Telle est dans ses lignes principales, quoique un peu indécises, l’histoire de Tauroentum. On doit l’avouer, malgré toutes les vicissitudes que nous venons de raconter, et quelles qu’aient pu être les déprédations des hordes barbares qui ont tour à tour occupé et saccagé l’ancienne colonie gréco-romaine, on a peine à comprendre comment une ville tout entière a pu disparaître d’une manière aussi complète ; on est sans doute habitué en Provence à mettre toutes les ruines sur le compte des Sarrasins, mais à Tauroentum c’est à peine si l’on trouve aujourd’hui quelques ruines ; tout est recouvert de sable et est vraisemblablement destiné à rester éternellement enseveli.

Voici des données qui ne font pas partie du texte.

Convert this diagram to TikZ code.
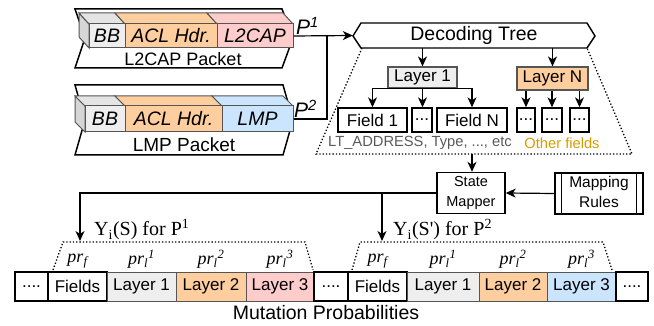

Cette étrange situation donne aux descriptions que l’on a faites des vestiges de Tauroentum un faux air de naïveté archéologique, et ce n’est pas sans quelque apparence de vérité que l’un des plus brillans esprits de notre Provence a raconté dans une lettre étincelante de verve la déception qu’il éprouva lorsqu’il parcourut la plage historique des Lèques, et qui lui rappelait la visite classique que tous les étrangers vont faire à P »ome, à l’entrée de la Voie Appia, pour contempler « les tombeaux invisibles des Scipions absens. »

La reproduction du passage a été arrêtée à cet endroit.